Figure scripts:
• • • • •
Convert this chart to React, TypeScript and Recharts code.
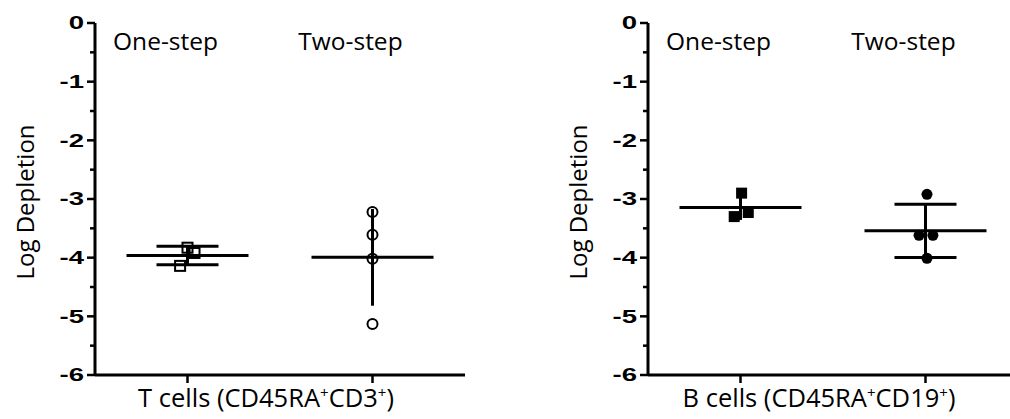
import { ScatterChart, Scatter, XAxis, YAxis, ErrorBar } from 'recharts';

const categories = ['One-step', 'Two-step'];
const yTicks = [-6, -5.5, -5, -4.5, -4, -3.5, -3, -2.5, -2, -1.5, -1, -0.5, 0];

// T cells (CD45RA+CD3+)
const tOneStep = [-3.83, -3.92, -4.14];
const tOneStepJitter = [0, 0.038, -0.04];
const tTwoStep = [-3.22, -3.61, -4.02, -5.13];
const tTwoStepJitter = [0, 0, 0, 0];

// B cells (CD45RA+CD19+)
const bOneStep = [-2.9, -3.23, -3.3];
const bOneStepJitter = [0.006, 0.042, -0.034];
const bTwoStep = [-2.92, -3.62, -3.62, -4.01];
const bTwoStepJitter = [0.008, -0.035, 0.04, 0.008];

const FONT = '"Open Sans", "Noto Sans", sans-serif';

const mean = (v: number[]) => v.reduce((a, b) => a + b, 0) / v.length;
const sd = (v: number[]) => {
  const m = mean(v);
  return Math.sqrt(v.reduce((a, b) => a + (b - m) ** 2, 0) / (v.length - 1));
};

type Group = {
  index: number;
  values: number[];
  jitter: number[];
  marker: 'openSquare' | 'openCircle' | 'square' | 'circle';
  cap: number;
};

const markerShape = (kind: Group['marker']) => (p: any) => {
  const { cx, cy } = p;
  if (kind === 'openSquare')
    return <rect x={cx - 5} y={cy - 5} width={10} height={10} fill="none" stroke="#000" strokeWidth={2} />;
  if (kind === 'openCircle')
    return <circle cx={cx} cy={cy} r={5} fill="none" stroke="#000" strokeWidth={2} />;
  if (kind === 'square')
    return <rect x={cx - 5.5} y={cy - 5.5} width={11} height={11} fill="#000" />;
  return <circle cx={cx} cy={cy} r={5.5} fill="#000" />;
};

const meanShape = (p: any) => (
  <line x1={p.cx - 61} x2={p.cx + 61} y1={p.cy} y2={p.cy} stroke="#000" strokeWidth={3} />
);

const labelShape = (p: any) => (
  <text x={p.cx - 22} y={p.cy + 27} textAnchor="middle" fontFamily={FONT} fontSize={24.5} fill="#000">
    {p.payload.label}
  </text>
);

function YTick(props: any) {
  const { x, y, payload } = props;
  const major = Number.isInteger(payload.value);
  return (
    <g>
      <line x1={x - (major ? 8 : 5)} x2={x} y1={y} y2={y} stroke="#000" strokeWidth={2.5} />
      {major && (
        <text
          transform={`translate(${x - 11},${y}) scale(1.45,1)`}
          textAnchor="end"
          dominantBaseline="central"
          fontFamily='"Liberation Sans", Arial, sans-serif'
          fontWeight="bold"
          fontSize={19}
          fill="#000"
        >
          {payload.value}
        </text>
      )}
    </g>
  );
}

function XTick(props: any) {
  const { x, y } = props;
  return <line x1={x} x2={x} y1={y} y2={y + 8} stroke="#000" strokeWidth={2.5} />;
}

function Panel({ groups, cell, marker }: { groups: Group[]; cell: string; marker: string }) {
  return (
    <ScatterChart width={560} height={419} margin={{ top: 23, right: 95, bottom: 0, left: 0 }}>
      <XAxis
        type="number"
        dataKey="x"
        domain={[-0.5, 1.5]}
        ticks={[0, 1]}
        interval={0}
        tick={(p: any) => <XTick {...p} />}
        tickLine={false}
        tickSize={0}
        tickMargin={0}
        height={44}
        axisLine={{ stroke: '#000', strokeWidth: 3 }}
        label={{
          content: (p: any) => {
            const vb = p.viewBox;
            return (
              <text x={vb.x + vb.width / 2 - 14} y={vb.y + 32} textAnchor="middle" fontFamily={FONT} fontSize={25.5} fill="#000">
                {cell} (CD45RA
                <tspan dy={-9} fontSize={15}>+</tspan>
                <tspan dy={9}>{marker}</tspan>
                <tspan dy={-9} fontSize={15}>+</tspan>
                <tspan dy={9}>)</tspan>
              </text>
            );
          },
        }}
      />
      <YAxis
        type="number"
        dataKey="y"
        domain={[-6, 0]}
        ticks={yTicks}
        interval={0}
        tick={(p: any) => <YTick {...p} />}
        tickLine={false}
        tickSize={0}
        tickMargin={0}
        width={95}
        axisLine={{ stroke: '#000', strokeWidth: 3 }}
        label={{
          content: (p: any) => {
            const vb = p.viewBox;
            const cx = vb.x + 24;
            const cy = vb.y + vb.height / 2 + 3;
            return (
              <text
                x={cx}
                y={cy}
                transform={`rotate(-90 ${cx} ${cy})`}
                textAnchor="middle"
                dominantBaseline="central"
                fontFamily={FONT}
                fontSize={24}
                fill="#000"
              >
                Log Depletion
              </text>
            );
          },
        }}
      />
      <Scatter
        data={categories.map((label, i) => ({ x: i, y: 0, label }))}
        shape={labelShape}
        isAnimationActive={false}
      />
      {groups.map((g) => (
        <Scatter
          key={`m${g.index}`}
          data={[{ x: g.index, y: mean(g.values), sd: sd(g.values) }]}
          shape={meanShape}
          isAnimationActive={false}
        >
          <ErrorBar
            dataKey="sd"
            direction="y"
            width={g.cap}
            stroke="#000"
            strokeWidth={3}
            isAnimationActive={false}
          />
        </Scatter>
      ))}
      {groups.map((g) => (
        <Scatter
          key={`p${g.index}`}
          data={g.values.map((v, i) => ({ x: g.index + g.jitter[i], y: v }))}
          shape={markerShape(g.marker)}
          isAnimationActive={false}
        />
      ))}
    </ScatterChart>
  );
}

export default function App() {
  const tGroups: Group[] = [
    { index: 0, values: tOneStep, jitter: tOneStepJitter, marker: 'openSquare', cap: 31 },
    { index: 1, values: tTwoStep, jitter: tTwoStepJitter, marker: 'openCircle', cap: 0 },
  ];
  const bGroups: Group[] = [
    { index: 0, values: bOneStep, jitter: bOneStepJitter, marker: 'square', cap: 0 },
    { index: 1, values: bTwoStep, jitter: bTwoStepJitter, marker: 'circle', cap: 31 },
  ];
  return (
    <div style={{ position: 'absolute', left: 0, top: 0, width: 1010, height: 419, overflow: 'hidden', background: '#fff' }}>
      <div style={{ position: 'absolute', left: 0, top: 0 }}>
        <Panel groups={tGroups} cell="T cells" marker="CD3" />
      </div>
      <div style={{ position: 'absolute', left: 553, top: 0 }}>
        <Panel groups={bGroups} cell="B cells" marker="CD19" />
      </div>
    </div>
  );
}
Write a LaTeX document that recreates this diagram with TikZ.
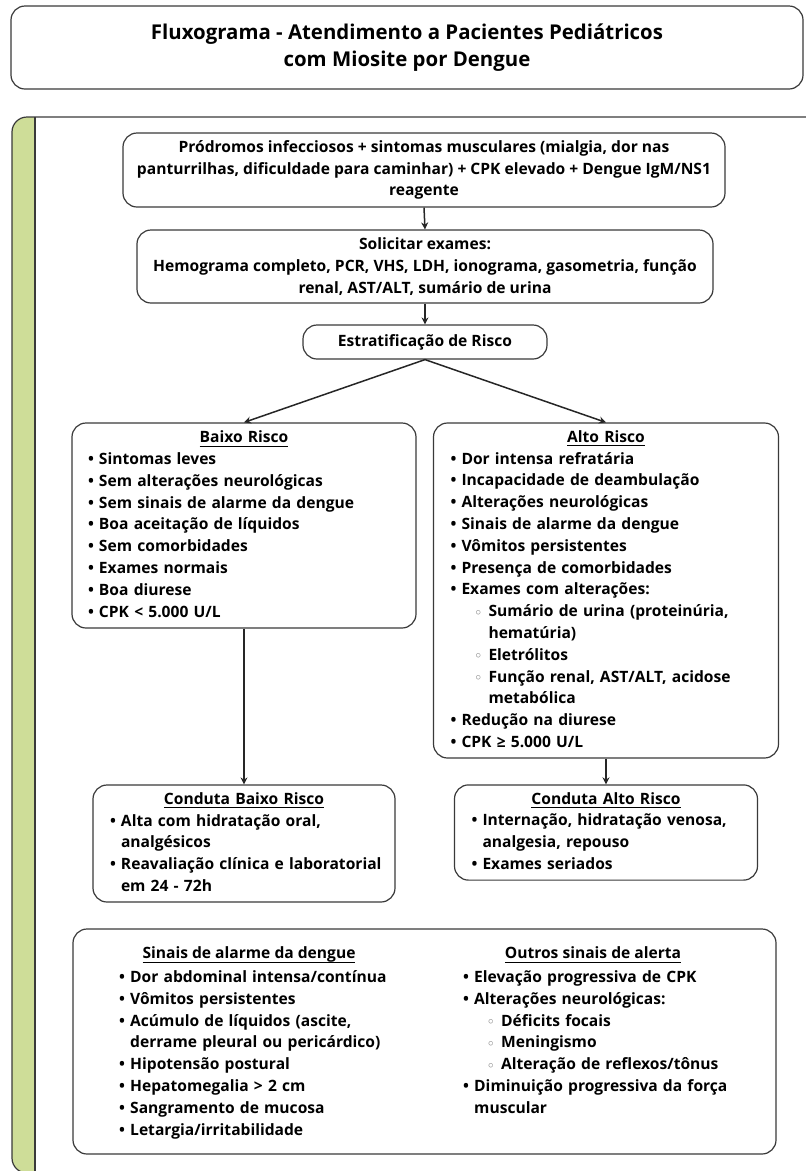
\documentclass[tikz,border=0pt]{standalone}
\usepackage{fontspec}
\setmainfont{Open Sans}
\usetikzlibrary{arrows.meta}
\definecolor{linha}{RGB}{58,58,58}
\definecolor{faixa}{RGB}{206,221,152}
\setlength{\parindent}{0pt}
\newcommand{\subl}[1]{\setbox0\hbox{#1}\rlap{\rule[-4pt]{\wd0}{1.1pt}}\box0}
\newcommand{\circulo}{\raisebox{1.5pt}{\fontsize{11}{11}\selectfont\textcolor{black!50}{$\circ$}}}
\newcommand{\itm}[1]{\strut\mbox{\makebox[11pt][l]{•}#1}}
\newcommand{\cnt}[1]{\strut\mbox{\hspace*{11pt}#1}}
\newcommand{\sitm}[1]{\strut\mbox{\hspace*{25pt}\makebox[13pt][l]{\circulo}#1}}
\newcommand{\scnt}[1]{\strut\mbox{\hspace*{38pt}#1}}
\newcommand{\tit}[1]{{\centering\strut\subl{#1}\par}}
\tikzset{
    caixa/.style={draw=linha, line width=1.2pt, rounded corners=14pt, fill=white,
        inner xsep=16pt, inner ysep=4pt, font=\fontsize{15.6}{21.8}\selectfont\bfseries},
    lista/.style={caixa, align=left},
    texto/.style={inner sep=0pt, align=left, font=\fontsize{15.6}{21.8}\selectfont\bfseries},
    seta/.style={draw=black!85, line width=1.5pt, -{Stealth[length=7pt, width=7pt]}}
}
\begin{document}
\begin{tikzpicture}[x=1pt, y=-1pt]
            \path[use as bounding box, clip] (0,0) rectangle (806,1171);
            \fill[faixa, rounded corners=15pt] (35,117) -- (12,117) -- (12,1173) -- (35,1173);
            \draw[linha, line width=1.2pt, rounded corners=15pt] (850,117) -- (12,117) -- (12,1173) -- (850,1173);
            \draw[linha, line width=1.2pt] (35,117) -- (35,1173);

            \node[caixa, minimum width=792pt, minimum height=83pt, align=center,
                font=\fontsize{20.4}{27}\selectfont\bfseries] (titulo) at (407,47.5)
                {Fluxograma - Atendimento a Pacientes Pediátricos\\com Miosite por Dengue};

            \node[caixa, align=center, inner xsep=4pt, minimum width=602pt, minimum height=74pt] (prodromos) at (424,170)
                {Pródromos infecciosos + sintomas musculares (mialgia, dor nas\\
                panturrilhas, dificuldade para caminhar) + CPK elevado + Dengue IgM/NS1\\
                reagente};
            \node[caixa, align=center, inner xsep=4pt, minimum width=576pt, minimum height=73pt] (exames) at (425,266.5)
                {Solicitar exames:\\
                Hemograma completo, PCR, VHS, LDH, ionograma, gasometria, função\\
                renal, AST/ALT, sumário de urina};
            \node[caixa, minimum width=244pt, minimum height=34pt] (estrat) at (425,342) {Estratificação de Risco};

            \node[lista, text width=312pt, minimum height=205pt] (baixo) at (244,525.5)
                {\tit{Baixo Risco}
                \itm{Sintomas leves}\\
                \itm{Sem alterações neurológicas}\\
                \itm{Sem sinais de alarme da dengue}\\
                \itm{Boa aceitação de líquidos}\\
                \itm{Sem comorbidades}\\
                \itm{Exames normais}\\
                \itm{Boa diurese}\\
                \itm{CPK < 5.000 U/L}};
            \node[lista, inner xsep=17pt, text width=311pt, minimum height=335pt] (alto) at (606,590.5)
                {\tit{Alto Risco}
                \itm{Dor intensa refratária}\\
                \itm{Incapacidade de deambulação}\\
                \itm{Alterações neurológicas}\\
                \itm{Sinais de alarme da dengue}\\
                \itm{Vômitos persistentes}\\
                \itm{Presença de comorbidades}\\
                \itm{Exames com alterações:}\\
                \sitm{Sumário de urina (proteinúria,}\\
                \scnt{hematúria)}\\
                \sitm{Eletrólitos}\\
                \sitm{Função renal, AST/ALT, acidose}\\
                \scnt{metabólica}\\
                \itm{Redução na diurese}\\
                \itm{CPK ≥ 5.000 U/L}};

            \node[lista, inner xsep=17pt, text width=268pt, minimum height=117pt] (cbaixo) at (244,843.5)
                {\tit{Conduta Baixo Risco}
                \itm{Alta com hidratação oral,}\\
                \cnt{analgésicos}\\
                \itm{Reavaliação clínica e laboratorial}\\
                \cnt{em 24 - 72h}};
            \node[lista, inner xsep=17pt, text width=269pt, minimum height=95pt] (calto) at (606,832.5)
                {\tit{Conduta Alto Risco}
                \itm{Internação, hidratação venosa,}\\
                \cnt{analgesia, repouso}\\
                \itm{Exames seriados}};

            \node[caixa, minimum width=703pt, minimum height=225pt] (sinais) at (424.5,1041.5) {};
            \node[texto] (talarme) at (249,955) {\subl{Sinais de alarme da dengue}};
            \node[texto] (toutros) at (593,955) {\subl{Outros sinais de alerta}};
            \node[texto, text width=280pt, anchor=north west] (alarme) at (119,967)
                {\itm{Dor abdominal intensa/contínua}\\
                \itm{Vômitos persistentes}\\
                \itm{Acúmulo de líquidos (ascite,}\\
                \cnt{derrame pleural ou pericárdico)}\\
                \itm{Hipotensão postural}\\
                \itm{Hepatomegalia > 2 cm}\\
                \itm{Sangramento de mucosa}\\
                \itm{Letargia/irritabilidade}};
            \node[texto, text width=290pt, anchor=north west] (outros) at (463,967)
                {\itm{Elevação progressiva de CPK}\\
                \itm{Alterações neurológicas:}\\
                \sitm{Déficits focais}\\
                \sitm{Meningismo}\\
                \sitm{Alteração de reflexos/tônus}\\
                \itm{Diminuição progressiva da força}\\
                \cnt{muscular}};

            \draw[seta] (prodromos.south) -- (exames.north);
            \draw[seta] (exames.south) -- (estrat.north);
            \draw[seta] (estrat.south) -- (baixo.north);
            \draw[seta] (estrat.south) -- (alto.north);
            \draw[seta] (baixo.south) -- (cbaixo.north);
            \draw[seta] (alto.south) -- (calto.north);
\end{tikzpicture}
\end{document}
• • • • •
Pick out the lines containing the string "this".

Convert this chart to React, TypeScript and Recharts code.
Write a LaTeX document that recreates this diagram with TikZ.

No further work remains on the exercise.